--- BEGIN ---

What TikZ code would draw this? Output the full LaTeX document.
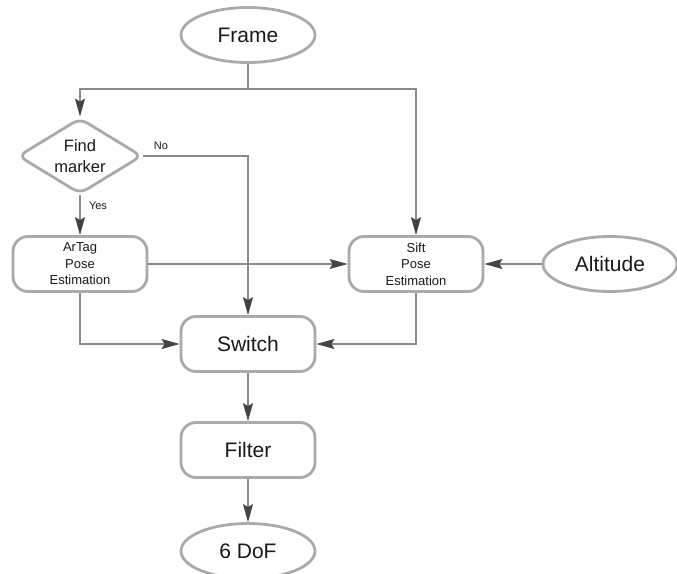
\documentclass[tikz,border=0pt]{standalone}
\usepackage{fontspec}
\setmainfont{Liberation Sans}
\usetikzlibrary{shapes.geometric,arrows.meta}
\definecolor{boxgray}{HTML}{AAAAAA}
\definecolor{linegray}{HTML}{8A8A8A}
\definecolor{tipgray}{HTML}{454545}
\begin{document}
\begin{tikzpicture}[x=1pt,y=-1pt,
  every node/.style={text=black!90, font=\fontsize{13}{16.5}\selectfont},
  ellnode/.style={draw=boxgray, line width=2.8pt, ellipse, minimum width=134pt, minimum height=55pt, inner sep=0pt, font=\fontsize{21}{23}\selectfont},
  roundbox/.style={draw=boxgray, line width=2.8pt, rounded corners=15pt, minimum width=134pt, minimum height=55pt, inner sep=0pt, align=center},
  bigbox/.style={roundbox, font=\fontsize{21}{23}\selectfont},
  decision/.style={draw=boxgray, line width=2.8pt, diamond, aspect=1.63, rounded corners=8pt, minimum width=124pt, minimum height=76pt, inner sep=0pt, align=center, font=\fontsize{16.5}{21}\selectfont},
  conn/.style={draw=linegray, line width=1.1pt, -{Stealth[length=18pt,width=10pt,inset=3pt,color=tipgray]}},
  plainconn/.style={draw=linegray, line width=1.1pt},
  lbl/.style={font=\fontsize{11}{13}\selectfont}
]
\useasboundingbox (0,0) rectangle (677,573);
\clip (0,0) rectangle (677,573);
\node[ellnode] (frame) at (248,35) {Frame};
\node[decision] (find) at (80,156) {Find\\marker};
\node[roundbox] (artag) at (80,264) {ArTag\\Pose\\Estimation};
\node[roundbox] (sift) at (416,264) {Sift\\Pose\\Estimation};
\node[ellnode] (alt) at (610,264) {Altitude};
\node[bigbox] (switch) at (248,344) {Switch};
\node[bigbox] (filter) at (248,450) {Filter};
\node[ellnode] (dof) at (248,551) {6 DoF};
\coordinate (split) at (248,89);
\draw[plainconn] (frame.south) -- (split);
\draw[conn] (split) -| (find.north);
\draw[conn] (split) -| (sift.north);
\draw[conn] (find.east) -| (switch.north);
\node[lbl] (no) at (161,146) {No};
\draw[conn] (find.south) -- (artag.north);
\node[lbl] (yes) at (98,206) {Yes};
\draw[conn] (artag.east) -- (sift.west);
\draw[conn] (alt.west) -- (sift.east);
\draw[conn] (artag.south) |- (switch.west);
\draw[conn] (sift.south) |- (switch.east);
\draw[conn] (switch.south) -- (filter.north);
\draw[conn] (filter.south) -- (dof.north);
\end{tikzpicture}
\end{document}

--- END ---

* _Task details_
Print the whole listing above once more, word for word, without its pictures.

* _Task response_
What TikZ code would draw this? Output the full LaTeX document.
\documentclass[tikz,border=0pt]{standalone}
\usepackage{fontspec}
\setmainfont{Liberation Sans}
\usetikzlibrary{shapes.geometric,arrows.meta}
\definecolor{boxgray}{HTML}{AAAAAA}
\definecolor{linegray}{HTML}{8A8A8A}
\definecolor{tipgray}{HTML}{454545}
\begin{document}
\begin{tikzpicture}[x=1pt,y=-1pt,
  every node/.style={text=black!90, font=\fontsize{13}{16.5}\selectfont},
  ellnode/.style={draw=boxgray, line width=2.8pt, ellipse, minimum width=134pt, minimum height=55pt, inner sep=0pt, font=\fontsize{21}{23}\selectfont},
  roundbox/.style={draw=boxgray, line width=2.8pt, rounded corners=15pt, minimum width=134pt, minimum height=55pt, inner sep=0pt, align=center},
  bigbox/.style={roundbox, font=\fontsize{21}{23}\selectfont},
  decision/.style={draw=boxgray, line width=2.8pt, diamond, aspect=1.63, rounded corners=8pt, minimum width=124pt, minimum height=76pt, inner sep=0pt, align=center, font=\fontsize{16.5}{21}\selectfont},
  conn/.style={draw=linegray, line width=1.1pt, -{Stealth[length=18pt,width=10pt,inset=3pt,color=tipgray]}},
  plainconn/.style={draw=linegray, line width=1.1pt},
  lbl/.style={font=\fontsize{11}{13}\selectfont}
]
\useasboundingbox (0,0) rectangle (677,573);
\clip (0,0) rectangle (677,573);
\node[ellnode] (frame) at (248,35) {Frame};
\node[decision] (find) at (80,156) {Find\\marker};
\node[roundbox] (artag) at (80,264) {ArTag\\Pose\\Estimation};
\node[roundbox] (sift) at (416,264) {Sift\\Pose\\Estimation};
\node[ellnode] (alt) at (610,264) {Altitude};
\node[bigbox] (switch) at (248,344) {Switch};
\node[bigbox] (filter) at (248,450) {Filter};
\node[ellnode] (dof) at (248,551) {6 DoF};
\coordinate (split) at (248,89);
\draw[plainconn] (frame.south) -- (split);
\draw[conn] (split) -| (find.north);
\draw[conn] (split) -| (sift.north);
\draw[conn] (find.east) -| (switch.north);
\node[lbl] (no) at (161,146) {No};
\draw[conn] (find.south) -- (artag.north);
\node[lbl] (yes) at (98,206) {Yes};
\draw[conn] (artag.east) -- (sift.west);
\draw[conn] (alt.west) -- (sift.east);
\draw[conn] (artag.south) |- (switch.west);
\draw[conn] (sift.south) |- (switch.east);
\draw[conn] (switch.south) -- (filter.north);
\draw[conn] (filter.south) -- (dof.north);
\end{tikzpicture}
\end{document}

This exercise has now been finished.